Witchcraft in Early North America - Alison Games [33]
Elsewhere, however, there is suggestive evidence that some African witchcraft beliefs may have survived—altered in their expression, perhaps, by the challenging dynamics of living in slavery, and not as intact belief systems, but present nonetheless. Archaeological evidence points to the endurance of a range of beliefs about magical practices and powers. Objects with possible ritual significance, including glass beads, amulets, and cowrie shells, found in excavations of slave quarters, might have been charms used for magical purposes.137 The anthropologist Jerome Handler examined an excavated grave in Barbados in one effort to discern the possible tenacity of West African ideas about witchcraft. A lone burial contained in a mound in a cemetery demonstrated anomalies with other burials.

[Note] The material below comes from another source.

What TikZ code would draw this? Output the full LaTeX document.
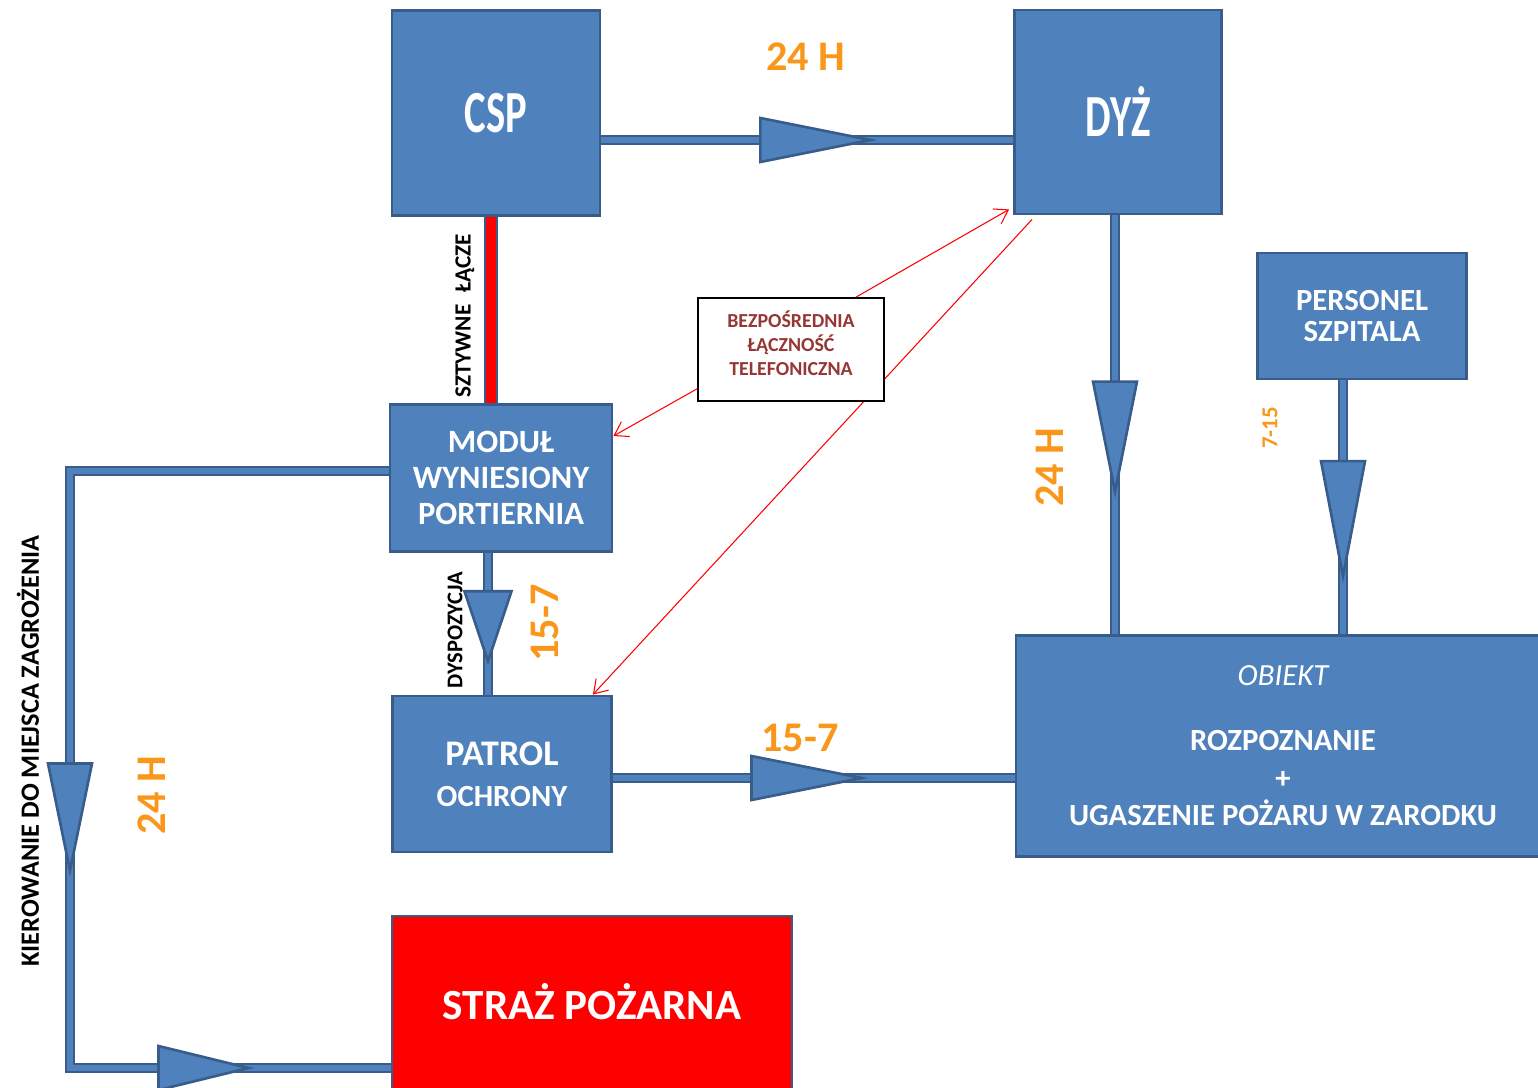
\documentclass[tikz,border=0pt]{standalone}
\usepackage{fontspec}
\setmainfont{Carlito}
\usepackage{graphicx}
\usetikzlibrary{positioning,shapes.geometric,arrows.meta}

\definecolor{boxblue}{RGB}{79,129,189}
\definecolor{edgeblue}{RGB}{56,93,138}
\definecolor{hourorange}{RGB}{250,150,25}
\definecolor{teltext}{RGB}{149,55,53}

\begin{document}
\begin{tikzpicture}[
  x=0.2mm, y=-0.2mm,
  every node/.style={align=center},
  blk/.style   ={rectangle, draw=edgeblue, line width=1.6pt, fill=boxblue,
                 text=white, inner sep=0pt},
  bigtxt/.style={font=\fontsize{34}{40}\selectfont\bfseries},
  midtxt/.style={font=\fontsize{18.5}{20.5}\selectfont\bfseries},
  flow/.style  ={draw=edgeblue, double=boxblue, line width=1.2pt,
                 double distance=3.4pt},
  link/.style  ={flow, double=red, double distance=5.4pt},
  tri/.style   ={isosceles triangle, isosceles triangle stretches,
                 draw=edgeblue, fill=boxblue, line width=1.5pt, inner sep=0pt,
                 minimum height=22mm, minimum width=8.8mm,
                 sloped, allow upside down},
  tel/.style   ={draw=red, line width=0.6pt,
                 -{Straight Barb[length=2.6mm, width=3.4mm]}},
  hour/.style  ={text=hourorange, font=\fontsize{24}{28}\selectfont\bfseries},
  note/.style  ={font=\fontsize{13.2}{15}\selectfont\bfseries},
]
\useasboundingbox (0,0) rectangle (1538,1087);

% Main blocks
\node[blk, bigtxt, minimum width=41.6mm, minimum height=41mm] (csp) at (496,113)
  {\scalebox{0.68}[1]{CSP}};
\node[blk, bigtxt, minimum width=41.4mm, minimum height=40.8mm] (dyz) at (1118,112)
  {\scalebox{0.68}[1]{DYŻ}};
\node[blk, midtxt, minimum width=44.4mm, minimum height=29.4mm] (modul) at (501,478)
  {MODUŁ\\WYNIESIONY\\PORTIERNIA};
\node[blk, font=\fontsize{17.5}{23.5}\selectfont\bfseries,
      minimum width=43.8mm, minimum height=31.2mm] (patrol) at (502,774)
  {{\fontsize{20.5}{23.5}\selectfont PATROL}\\OCHRONY};
\node[blk, font=\fontsize{17.5}{17.8}\selectfont\bfseries,
      minimum width=41.8mm, minimum height=25.2mm] (personel) at (1362,316)
  {PERSONEL\\SZPITALA};
\node[blk, font=\fontsize{17.5}{21.4}\selectfont\bfseries,
      minimum width=106.8mm, minimum height=44.2mm] (obiekt) at (1283,746)
  {{\mdseries\itshape OBIEKT}\\[5.4mm] ROZPOZNANIE\\+\\UGASZENIE POŻARU W ZARODKU};
\node[blk, fill=red, font=\fontsize{24.5}{30}\selectfont\bfseries,
      text height=0pt, text depth=19.6mm,
      minimum width=80mm, minimum height=60.8mm] (straz) at (592,1068)
  {STRAŻ POŻARNA};

% Blue connectors
\draw[flow] ([yshift=-5.4mm]csp.east) --
  node[tri, pos=.43] {} ([yshift=-5.4mm]csp.east -| dyz.west);
\draw[link] ([xshift=-1mm]csp.south) -- ([xshift=-1mm]csp.south |- modul.north);
\draw[flow] ([xshift=-2.6mm]modul.south) --
  node[tri, pos=.39, minimum height=14mm, minimum width=9.4mm] {}
  ([xshift=-2.6mm]modul.south |- patrol.north);
\draw[flow] ([xshift=-0.6mm]dyz.south) --
  node[tri, pos=.44] {} ([xshift=-0.6mm]dyz.south |- obiekt.north);
\draw[flow] ([xshift=-3.8mm]personel.south) --
  node[tri, pos=.39, minimum height=23mm] {} ([xshift=-3.8mm]personel.south |- obiekt.north);
\draw[flow] ([yshift=-0.8mm]patrol.east) --
  node[tri, pos=.39] {} ([yshift=-0.8mm]patrol.east -| obiekt.west);

% Path to the fire brigade
\coordinate (kier) at (70,0);
\draw[flow] ([yshift=1.4mm]modul.west) -- ([yshift=1.4mm]modul.west -| kier)
  -- node[tri, pos=.52, minimum height=21.4mm] {} (kier |- straz.west)
  -- node[tri, pos=.33, minimum height=18mm] {} (straz.west);

% Telephone links
\draw[tel, {Straight Barb[length=2.6mm, width=3.4mm]}-]
  ([xshift=-4mm]patrol.north east) -- ([xshift=3.8mm, yshift=-0.8mm]dyz.south west);
\node[draw=black, line width=0.8pt, fill=white,
      minimum width=37.2mm, minimum height=20.6mm, inner sep=0pt,
      label={[text=teltext, font=\fontsize{11.3}{13.6}\selectfont\bfseries,
              yshift=1.3mm]center:BEZPOŚREDNIA\\ŁĄCZNOŚĆ\\TELEFONICZNA}]
  (telbox) at (791,349.5) {};
\draw[tel] ([yshift=2.6mm]telbox.south west) -- ([yshift=8.4mm]modul.east);
\draw[tel] ([xshift=-5.8mm]telbox.north east) -- ([xshift=-0.8mm, yshift=1.2mm]dyz.south west);

% Labels
\node[hour] (h24top) at (806,57) {24 H};
\node[hour] (h157bot) at (800,738) {15-7};
\node[hour, rotate=90] (h157mid) at (545,623) {15-7};
\node[hour, rotate=90] (h24dyz) at (1050,467) {24 H};
\node[hour, rotate=90] (h24left) at (152,795) {24 H};
\node[hour, rotate=90, font=\fontsize{13}{15}\selectfont\bfseries] (h715) at (1270,428) {7-15};
\node[note, rotate=90] (sztywne) at (465,316) {SZTYWNE\enspace ŁĄCZE};
\node[note, rotate=90, font=\fontsize{12.8}{15}\selectfont\bfseries] (dysp) at (455,630) {DYSPOZYCJA};
\node[note, rotate=90, font=\fontsize{15}{18}\selectfont\bfseries] (kierlbl) at (28,751)
  {KIEROWANIE DO MIEJSCA ZAGROŻENIA};

\end{tikzpicture}
\end{document}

She was the only prone burial, for example; all others were supine. Dating from the late seventeenth or early eighteenth century, the burial occurred at a time when most enslaved workers on Barbados were African born and thus likely to adhere to African practices. The features of the burial, Handler argues, are inconsistent with other burials and in fact resemble mortuary practices used by West Africans (where most Barbados slaves came from in this period) to bury witches. Dangerous people were buried apart and sometimes covered with a mound. They were buried prone, like the excavated Barbados skeleton.138
Indeed, there is evidence that witch beliefs might even have increased in the Americas, which would be entirely consistent both with African notions that equated witches with greed and the abuse of power and with the new circumstances of violence and coercion in which enslaved Africans found themselves. In North America, for example, benevolent African deities receded in favor of the more frequent practice of sorcery. In this respect, we catch a glimpse of a slave’s perception that he lived in a world of enhanced evil. The parallel with Native Americans, who found evil to have increased in their world, too, with the onslaught of deadly epidemics, is pronounced. The heightened importance of malevolent practices and powers can be seen in the shifting meanings of words in Gullah, a language that emerged in the eighteenth-century South Carolina lowcountry as Africans from different regions who spoke multiple languages created a common tongue. It was created out of several African languages. The Ewe word fufu, meaning “dust,” survived in Gullah, but it acquired a more specific connotation of malevolence, transformed from benign dust into “a fine dust used with the intention of bewitching one or causing harm.” A Mende word, gafa, meaning “spirit” or “soul,” denoted an “evil spirit or devil” in Gullah.139 These shifts in words reveal the many ways in which beliefs mingled in the American context. Africans did not have—in Africa—an idea of the Devil. Europeans certainly did, and the transformed Mende word gafa from “spirit” into “evil spirit”—or Devil—suggests the transformations that were underway as slaves absorbed aspects of Christian doctrine and confronted the horrors of enslavement.